I signed a lease and abide by all the terms. I am in CA for a few months on assignment and my boyfriend is house-sitting. My landlord said he doesn’t like him and doesn’t approve of him as a sublet tenant and claims because I am in CA that I have abandoned the premises (which is obviously not my intent). He is asking me to move out immediately and that he is terminating the lease. I am not asking to sublet. I am not even asking to add him on the lease. Do I have the right to a long-term guest, roommate, house-sitter? What are my rights?
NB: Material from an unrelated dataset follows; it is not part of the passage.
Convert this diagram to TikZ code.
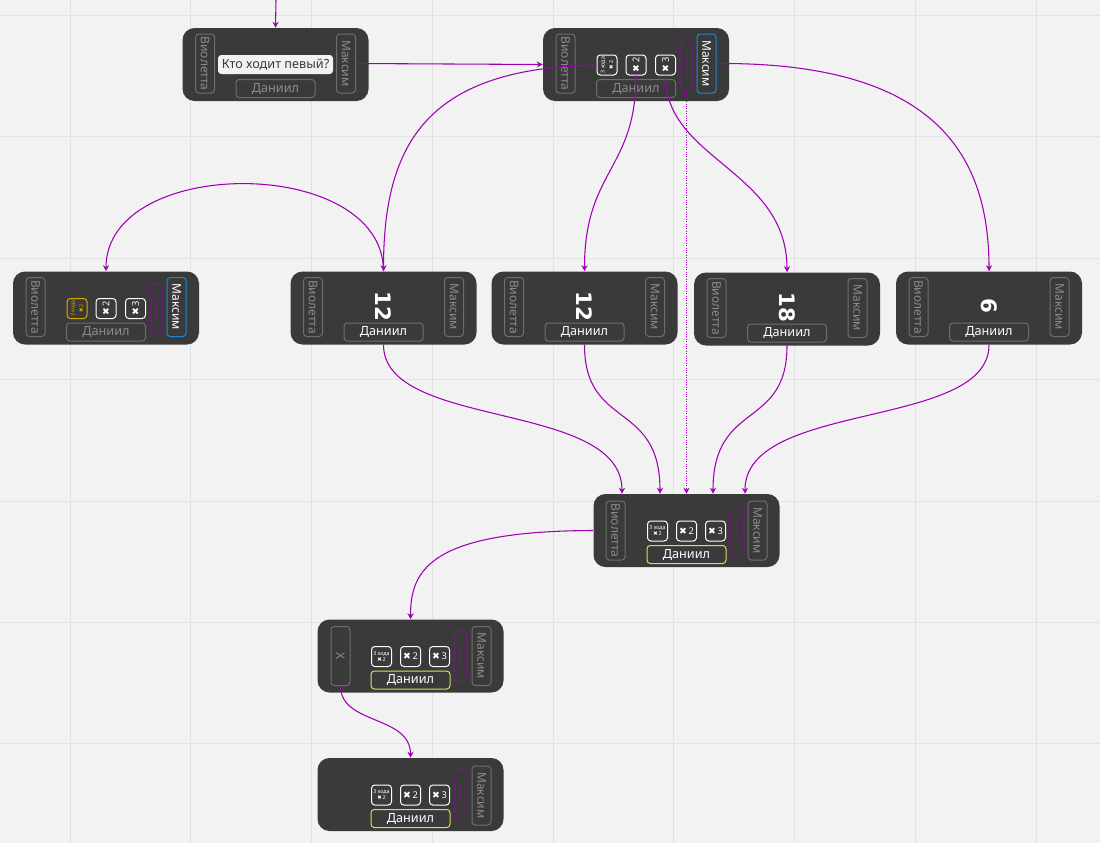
\documentclass[tikz,border=0pt]{standalone}
\usepackage{fontspec}
\usepackage{graphicx}
\setmainfont{Noto Sans}
\newfontfamily\crossfont{DejaVu Sans}
\usetikzlibrary{calc,arrows.meta}
\definecolor{bggray}{HTML}{F2F2F2}
\definecolor{gridgray}{HTML}{E2E2E2}
\definecolor{cardgray}{HTML}{3A3A3A}
\definecolor{boxgray}{HTML}{6E6E6E}
\definecolor{txtgray}{HTML}{8C8C8C}
\definecolor{maxblue}{HTML}{1E88D8}
\definecolor{turnyellow}{HTML}{DCDC55}
\definecolor{gold}{HTML}{D4AA00}
\definecolor{purp}{HTML}{A000B4}
\newcommand{\crs}{{\crossfont ✖}}

\begin{document}
\begin{tikzpicture}[x=0.75pt,y=-0.75pt,
	card/.style={fill=cardgray,rounded corners=9pt,minimum width=139.5pt,minimum height=54.75pt,inner sep=0pt},
	sidebox/.style={draw=boxgray,line width=0.75pt,rounded corners=2.5pt,minimum width=14.25pt,minimum height=44.25pt,inner sep=0pt,text=txtgray,font=\fontsize{9}{10}\selectfont},
	chosen/.style={draw=maxblue,text=white},
	player/.style={draw=boxgray,line width=0.75pt,rounded corners=2.5pt,minimum width=59.25pt,minimum height=13.5pt,inner sep=0pt,text=txtgray,font=\fontsize{9.5}{10}\selectfont},
	onturn/.style={draw=turnyellow,text=white},
	item/.style={draw=white,line width=0.75pt,rounded corners=2.5pt,minimum size=15pt,inner sep=0pt,text=white,font=\fontsize{7}{8}\selectfont},
	tinytext/.style={font=\fontsize{4}{4.5}\selectfont,align=center},
	passbox/.style={draw=purp,dash pattern=on 0.8pt off 1.2pt,line width=0.9pt,rounded corners=3pt,minimum width=9pt,minimum height=38.25pt,inner sep=0pt,text=purp,font=\fontsize{2.5}{3}\selectfont},
	question/.style={fill=bggray,rounded corners=2.5pt,minimum width=86.25pt,minimum height=14.25pt,inner sep=0pt,text=cardgray,font=\fontsize{9.5}{10}\selectfont},
	big/.style={text=white,font=\crossfont\bfseries\fontsize{16}{18}\selectfont},
	link/.style={draw=purp,line width=0.8pt,-{Stealth[length=4.5pt,width=4.5pt]}},
	grid line/.style={draw=gridgray,line width=0.75pt}]
	\fill[bggray] (0,0) rectangle (1100,843);
	\useasboundingbox (0,0) rectangle (1100,843);
	\foreach \k in {0,...,8} \draw[grid line] ({70+120.75*\k},0) -- ++(0,843);
	\foreach \k in {0,...,6} \draw[grid line] (0,{15.5+121.4*\k}) -- ++(1100,0);

	\node[card] (a) at (275.5,64.5) {};
	\node[sidebox] (a-v) at ($(a)+(-70.5,-1)$) {\rotatebox{-90}{Виолетта}};
	\node[sidebox] (a-m) at ($(a)+(70.5,-1)$) {\rotatebox{-90}{Максим}};
	\node[question] (a-q) at (a) {Кто ходит певый?};
	\node[player] (a-d) at ($(a)+(0,24)$) {Даниил};

	\node[card] (b) at (636,64.5) {};
	\node[sidebox] (b-v) at ($(b)+(-70.5,-1)$) {\rotatebox{-90}{Виолетта}};
	\node[sidebox,chosen] (b-m) at ($(b)+(70.5,-1)$) {\rotatebox{-90}{Максим}};
	\node[item,tinytext] (b-i1) at ($(b)+(-29,0.5)$) {\rotatebox{90}{\shortstack{3 хода\\\crs\,2}}};
	\node[item] (b-i2) at ($(b)+(0,0.5)$) {\rotatebox{90}{\crs\,2}};
	\node[item] (b-i3) at ($(b)+(29.5,0.5)$) {\rotatebox{90}{\crs\,3}};
	\node[passbox] (b-p) at ($(b)+(50.5,1)$) {\rotatebox{-90}{Передать ход}};
	\node[player] (b-d) at ($(b)+(0,24)$) {Даниил};

	\node[card] (c) at (106,308) {};
	\node[sidebox] (c-v) at ($(c)+(-70.5,-1)$) {\rotatebox{-90}{Виолетта}};
	\node[sidebox,chosen] (c-m) at ($(c)+(70.5,-1)$) {\rotatebox{-90}{Максим}};
	\node[item,tinytext,draw=gold,text=gold] (c-i1) at ($(c)+(-29,0.5)$) {\rotatebox{90}{\shortstack{3 хода\\\crs\,2}}};
	\node[item] (c-i2) at ($(c)+(0,0.5)$) {\rotatebox{90}{\crs\,2}};
	\node[item] (c-i3) at ($(c)+(29.5,0.5)$) {\rotatebox{90}{\crs\,3}};
	\node[passbox] (c-p) at ($(c)+(50.5,1)$) {\rotatebox{-90}{Передать ход}};
	\node[player] (c-d) at ($(c)+(0,24)$) {Даниил};

	\node[card] (d) at (383.5,308) {};
	\node[sidebox] (d-v) at ($(d)+(-70.5,-1)$) {\rotatebox{-90}{Виолетта}};
	\node[sidebox] (d-m) at ($(d)+(70.5,-1)$) {\rotatebox{-90}{Максим}};
	\node[big] (d-n) at ($(d)+(0,-2)$) {\rotatebox{-90}{12}};
	\node[player,text=white] (d-d) at ($(d)+(0,24)$) {Даниил};

	\node[card] (e) at (584.5,308) {};
	\node[sidebox] (e-v) at ($(e)+(-70.5,-1)$) {\rotatebox{-90}{Виолетта}};
	\node[sidebox] (e-m) at ($(e)+(70.5,-1)$) {\rotatebox{-90}{Максим}};
	\node[big] (e-n) at ($(e)+(0,-2)$) {\rotatebox{-90}{12}};
	\node[player,text=white] (e-d) at ($(e)+(0,24)$) {Даниил};

	\node[card] (f) at (787,309) {};
	\node[sidebox] (f-v) at ($(f)+(-70.5,-1)$) {\rotatebox{-90}{Виолетта}};
	\node[sidebox] (f-m) at ($(f)+(70.5,-1)$) {\rotatebox{-90}{Максим}};
	\node[big] (f-n) at ($(f)+(0,-2)$) {\rotatebox{-90}{18}};
	\node[player,text=white] (f-d) at ($(f)+(0,24)$) {Даниил};

	\node[card] (g) at (989,308) {};
	\node[sidebox] (g-v) at ($(g)+(-70.5,-1)$) {\rotatebox{-90}{Виолетта}};
	\node[sidebox] (g-m) at ($(g)+(70.5,-1)$) {\rotatebox{-90}{Максим}};
	\node[big] (g-n) at ($(g)+(0,-2)$) {\rotatebox{-90}{6}};
	\node[player,text=white] (g-d) at ($(g)+(0,24)$) {Даниил};

	\node[card] (h) at (686.5,530.5) {};
	\node[sidebox] (h-v) at ($(h)+(-71,0)$) {\rotatebox{-90}{Виолетта}};
	\node[sidebox] (h-m) at ($(h)+(71,0)$) {\rotatebox{-90}{Максим}};
	\node[item,tinytext] (h-i1) at ($(h)+(-29,0.5)$) {3 хода\\\crs\,2};
	\node[item] (h-i2) at ($(h)+(0,0.5)$) {\crs\,2};
	\node[item] (h-i3) at ($(h)+(29,0.5)$) {\crs\,3};
	\node[passbox] (h-p) at ($(h)+(50,0)$) {\rotatebox{-90}{Передать ход}};
	\node[player,onturn] (h-d) at ($(h)+(0,24)$) {Даниил};

	\node[card] (i) at (410.5,656) {};
	\node[sidebox] (i-v) at ($(i)+(-70,0)$) {\rotatebox{-90}{X}};
	\node[sidebox] (i-m) at ($(i)+(71,0)$) {\rotatebox{-90}{Максим}};
	\node[item,tinytext] (i-i1) at ($(i)+(-29,0.5)$) {3 хода\\\crs\,2};
	\node[item] (i-i2) at ($(i)+(0,0.5)$) {\crs\,2};
	\node[item] (i-i3) at ($(i)+(29,0.5)$) {\crs\,3};
	\node[passbox] (i-p) at ($(i)+(50,0)$) {\rotatebox{-90}{Передать ход}};
	\node[player,onturn] (i-d) at ($(i)+(0,24)$) {Даниил};

	\node[card] (j) at (410.5,794.5) {};
	\node[sidebox] (j-m) at ($(j)+(71,1)$) {\rotatebox{-90}{Максим}};
	\node[item,tinytext] (j-i1) at ($(j)+(-29,0.5)$) {3 хода\\\crs\,2};
	\node[item] (j-i2) at ($(j)+(0,0.5)$) {\crs\,2};
	\node[item] (j-i3) at ($(j)+(29,0.5)$) {\crs\,3};
	\node[passbox] (j-p) at ($(j)+(50,0)$) {\rotatebox{-90}{Передать ход}};
	\node[player,onturn] (j-d) at ($(j)+(0,24)$) {Даниил};

	\coordinate (in) at (276,0);
	\draw[link] (in) -- (a.north);
	\draw[link] (a-m.east) -- (b.west);
	\draw[link] (b-i1.west) .. controls (430,68) and (383.5,140) .. (d.north);
	\draw[link] (b-i2.south) .. controls (636,170) and (584.5,170) .. (e.north);
	\draw[link] (b-i3.south) .. controls (665,160) and (787,170) .. (f.north);
	\draw[link] (b-m.east) .. controls (930,62) and (989,150) .. (g.north);
	\draw[link,densely dotted,line width=0.6pt] (b-p.south) -- (b-p.south |- h.north);
	\draw[link] (d.north) .. controls (383.5,155) and (106,155) .. (c.north);
	\draw[link] (d.south) .. controls (383.5,430) and (622,400) .. ($(h.north)+(-64.5,0)$);
	\draw[link] (e.south) .. controls (584.5,430) and (660,400) .. ($(h.north)+(-26.5,0)$);
	\draw[link] (f.south) .. controls (787,430) and (713,400) .. ($(h.north)+(26.5,0)$);
	\draw[link] (g.south) .. controls (989,430) and (745,400) .. ($(h.north)+(58.5,0)$);
	\draw[link] (h.west) .. controls (430,531) and (410.5,570) .. (i.north);
	\draw[link] (i-v.south) .. controls (340.5,725) and (410.5,715) .. (j.north);
\end{tikzpicture}
\end{document}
Asked on October 16, 2010 under Real Estate Law, Connecticut

Answers:

SJZ, Member, New York Bar / FreeAdvice Contributing Attorney

Answered 11 years ago | Contributor

As a general matter, a landlord may only terminate a tenancy for a violation of the lease (or for certain other, fairly obvious things--damaging the landlord's property, threatening the landlord or other tenants, disturbing the peace in a significant way and refusing to stop, etc.). If the lease says that you must be resident within the property, then he might be able to terminate your lease if you are not residing there; similarly, restrictions on the number of people who live there, or on whether or not only the individuals named in the lease, may be enforced. However, if those terms are not in the lease, then the landlord has no grounds to terminate your tenancy. It's unfortunate if the landlord doesn't like the boyfriend, but the landlord's likes and dislikes are immaterial. If there's a clause about subletting, IF you actually sublet, you'd have to abide by it...but if you're not actually subletting, that would not be an issue. Compare your landlord's complaints to the lease to see if he has any grounds.